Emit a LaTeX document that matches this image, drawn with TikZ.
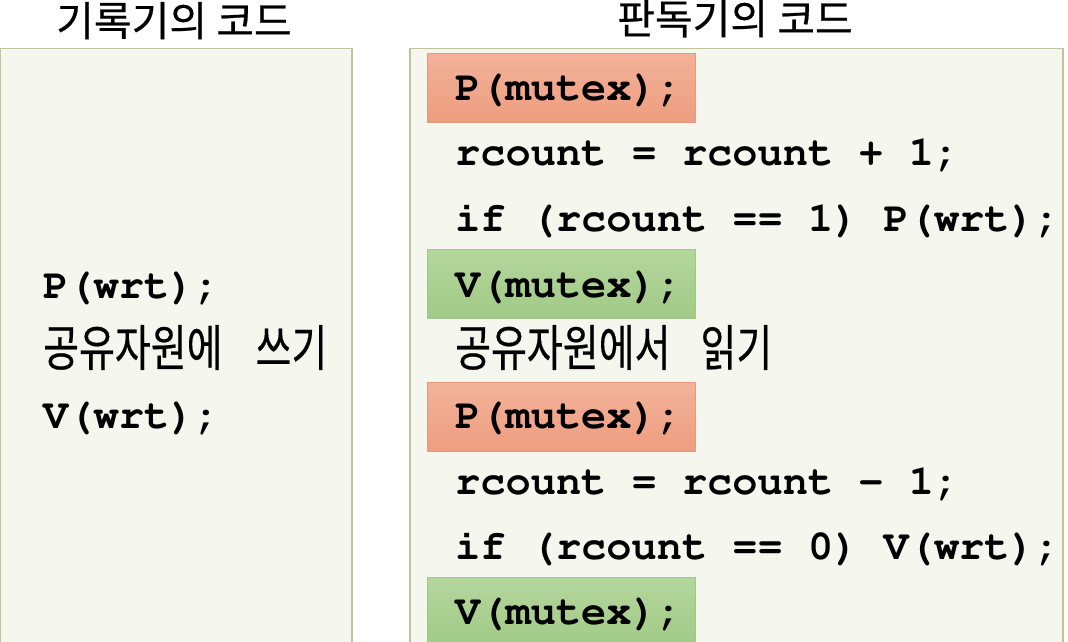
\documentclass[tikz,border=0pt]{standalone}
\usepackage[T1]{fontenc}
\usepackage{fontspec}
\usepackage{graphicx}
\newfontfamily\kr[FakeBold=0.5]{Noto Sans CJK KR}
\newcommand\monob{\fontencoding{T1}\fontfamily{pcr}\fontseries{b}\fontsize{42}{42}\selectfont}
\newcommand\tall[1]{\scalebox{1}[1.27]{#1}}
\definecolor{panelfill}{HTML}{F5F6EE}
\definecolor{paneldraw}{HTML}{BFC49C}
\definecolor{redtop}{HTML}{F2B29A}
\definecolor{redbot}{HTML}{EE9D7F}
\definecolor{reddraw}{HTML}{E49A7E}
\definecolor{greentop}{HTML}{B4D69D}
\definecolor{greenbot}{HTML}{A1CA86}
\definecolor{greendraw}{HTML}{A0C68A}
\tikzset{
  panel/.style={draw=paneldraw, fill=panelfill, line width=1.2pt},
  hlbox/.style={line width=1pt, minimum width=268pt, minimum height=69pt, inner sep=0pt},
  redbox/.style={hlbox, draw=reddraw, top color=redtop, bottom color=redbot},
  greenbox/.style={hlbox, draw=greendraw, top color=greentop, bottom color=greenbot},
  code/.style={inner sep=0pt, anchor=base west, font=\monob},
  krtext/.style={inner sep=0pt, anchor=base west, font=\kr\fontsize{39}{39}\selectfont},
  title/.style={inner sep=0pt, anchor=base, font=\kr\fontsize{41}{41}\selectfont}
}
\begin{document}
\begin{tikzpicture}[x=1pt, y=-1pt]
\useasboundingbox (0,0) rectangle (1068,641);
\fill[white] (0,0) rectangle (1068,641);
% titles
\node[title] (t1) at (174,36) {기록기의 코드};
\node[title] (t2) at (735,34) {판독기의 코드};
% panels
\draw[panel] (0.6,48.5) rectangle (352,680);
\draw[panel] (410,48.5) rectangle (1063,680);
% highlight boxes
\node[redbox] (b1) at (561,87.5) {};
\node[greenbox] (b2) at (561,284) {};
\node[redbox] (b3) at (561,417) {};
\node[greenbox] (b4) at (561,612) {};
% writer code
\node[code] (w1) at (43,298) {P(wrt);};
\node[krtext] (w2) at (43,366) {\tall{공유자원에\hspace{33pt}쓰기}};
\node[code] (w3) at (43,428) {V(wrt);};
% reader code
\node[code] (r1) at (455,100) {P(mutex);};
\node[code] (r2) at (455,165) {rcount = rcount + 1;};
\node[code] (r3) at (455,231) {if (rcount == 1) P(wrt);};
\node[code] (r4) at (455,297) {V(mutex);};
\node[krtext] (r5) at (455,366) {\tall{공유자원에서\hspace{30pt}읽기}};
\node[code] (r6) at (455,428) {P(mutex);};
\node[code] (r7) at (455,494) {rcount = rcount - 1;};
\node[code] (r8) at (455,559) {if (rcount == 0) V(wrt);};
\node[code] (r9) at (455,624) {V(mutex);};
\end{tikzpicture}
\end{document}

# # # # # # #

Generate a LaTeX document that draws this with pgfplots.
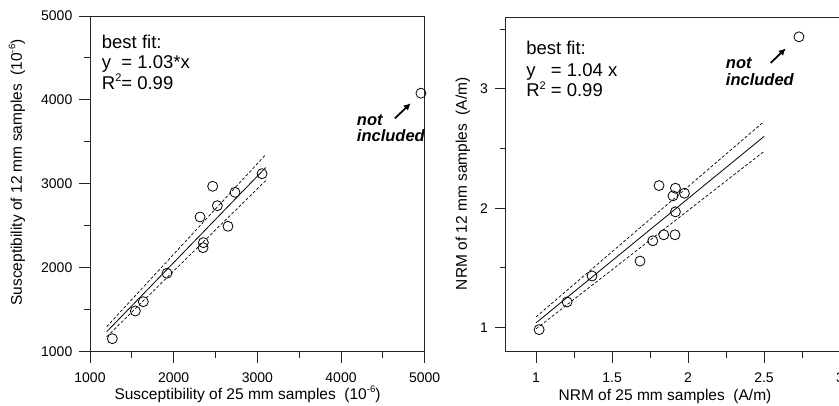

# # # # # # #

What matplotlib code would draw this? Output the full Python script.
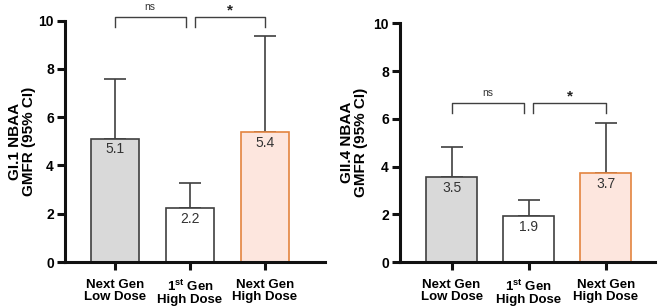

# # # # # # #

## [Exercise details]
Gather each line in these records that contains the string "LaTeX".

## [Solved problem]
Emit a LaTeX document that matches this image, drawn with TikZ.
Generate a LaTeX document that draws this with pgfplots.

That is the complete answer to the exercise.